What you should do: Retype the data exactly, from its first line to the line containing "import seaborn as sns", including both, and skip any picture.
— BEGIN Provided data —
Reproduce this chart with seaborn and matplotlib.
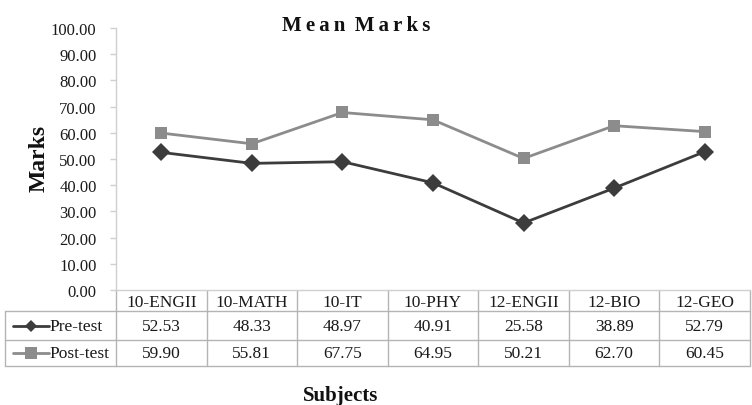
import matplotlib
matplotlib.use("Agg")
import matplotlib.pyplot as plt
from matplotlib.lines import Line2D
from matplotlib.transforms import blended_transform_factory
import pandas as pd
import seaborn as sns

subjects = ["10-ENGII", "10-MATH", "10-IT", "10-PHY", "12-ENGII", "12-BIO", "12-GEO"]
pre_test = [52.53, 48.33, 48.97, 40.91, 25.58, 38.89, 52.79]
post_test = [59.90, 55.81, 67.75, 64.95, 50.21, 62.70, 60.45]
series_names = ["Pre-test", "Post-test"]
y_ticks = [0, 10, 20, 30, 40, 50, 60, 70, 80, 90, 100]

colors = {"Pre-test": "#3c3c3c", "Post-test": "#8c8c8c"}
markers = {"Pre-test": "D", "Post-test": "s"}
grid_col = "#b4b4b4"

df = pd.DataFrame({
    "Subject": subjects * 2,
    "Marks": pre_test + post_test,
    "Test": [series_names[0]] * len(subjects) + [series_names[1]] * len(subjects),
})

sns.set_style("white")
plt.rcParams["font.family"] = ["Liberation Serif", "DejaVu Serif"]

W, H = 752, 406
fig = plt.figure(figsize=(W / 100, H / 100), dpi=100)
ax_left, ax_right, ax_top, ax_bot = 116, 750, 29, 291
ax = fig.add_axes([ax_left / W, 1 - ax_bot / H, (ax_right - ax_left) / W, (ax_bot - ax_top) / H])

sns.lineplot(data=df, x="Subject", y="Marks", hue="Test", style="Test",
             palette=colors, markers=markers, dashes=False, linewidth=2.0,
             markersize=9, markeredgewidth=0, legend=False, sort=False, ax=ax)

ax.set_xlim(-0.5, len(subjects) - 0.5)
ax.set_ylim(0, 100)
ax.set_yticks(y_ticks)
ax.set_yticklabels([f"{v:.2f}" for v in y_ticks], fontsize=12, color="#1a1a1a")
ax.set_xticks([])
ax.set_xlabel("")
ax.set_ylabel("")
for side in ["top", "right"]:
    ax.spines[side].set_visible(False)
for side in ["left", "bottom"]:
    ax.spines[side].set_color("#d0d0d0")
    ax.spines[side].set_linewidth(1.0)
ax.tick_params(axis="y", left=True, length=4, width=1, color="#d0d0d0", pad=10)

# data table under the plot, tied to the x scale
tr = blended_transform_factory(ax.transData, ax.transAxes)
def yfrac(py):
    return (ax_bot - py) / (ax_bot - ax_top)

y_hdr, y_end = yfrac(291), yfrac(367)
n = len(subjects)
for i in range(n + 1):
    ax.add_line(Line2D([i - 0.5, i - 0.5], [y_hdr, y_end], transform=tr,
                       color=grid_col, lw=1.0, clip_on=False))
fig_tr = fig.transFigure
for py in (312, 341, 367):
    fig.add_artist(Line2D([5 / W, ax_right / W], [1 - py / H, 1 - py / H],
                          transform=fig_tr, color=grid_col, lw=1.0))
fig.add_artist(Line2D([5 / W, 5 / W], [1 - 312 / H, 1 - 367 / H],
                      transform=fig_tr, color=grid_col, lw=1.0))

ty_hdr, ty_r1, ty_r2 = yfrac(303), yfrac(327), yfrac(354)
for i, s in enumerate(subjects):
    ax.text(i, ty_hdr, s, transform=tr, ha="center", va="center",
            fontsize=12.5, color="#1a1a1a", clip_on=False)
    ax.text(i, ty_r1, f"{pre_test[i]:.2f}", transform=tr, ha="center", va="center",
            fontsize=12.5, color="#1a1a1a", clip_on=False)
    ax.text(i, ty_r2, f"{post_test[i]:.2f}", transform=tr, ha="center", va="center",
            fontsize=12.5, color="#1a1a1a", clip_on=False)

# legend keys inside the table's first column
for name, py in ((series_names[0], 327), (series_names[1], 354)):
    yf = 1 - py / H
    ms = 6 if markers[name] == "D" else 8
    fig.add_artist(Line2D([13 / W, 49 / W], [yf, yf], transform=fig_tr,
                          color=colors[name], lw=2.0))
    fig.add_artist(Line2D([31 / W], [yf], transform=fig_tr, marker=markers[name],
                          markersize=ms, markeredgewidth=0, color=colors[name]))
    fig.text(49 / W, yf, name, ha="left", va="center", fontsize=12.5, color="#1a1a1a")

title = "\u2009".join("Mean") + "\u2009 " + "\u2009".join("Marks")
fig.text(356 / W, 1 - 26 / H, title, ha="center", va="center",
         fontsize=15, fontweight="bold", color="#111111")
fig.text(39 / W, 1 - 158 / H, "Marks", ha="center", va="center", rotation=90,
         fontsize=17, fontweight="bold", color="#111111")
fig.text(341 / W, 1 - 396 / H, "Subjects", ha="center", va="center",
         fontsize=15, fontweight="bold", color="#111111")

fig.savefig("out.png", dpi=100)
— END Provided data —
Written response:
Reproduce this chart with seaborn and matplotlib.
import matplotlib
matplotlib.use("Agg")
import matplotlib.pyplot as plt
from matplotlib.lines import Line2D
from matplotlib.transforms import blended_transform_factory
import pandas as pd
import seaborn as sns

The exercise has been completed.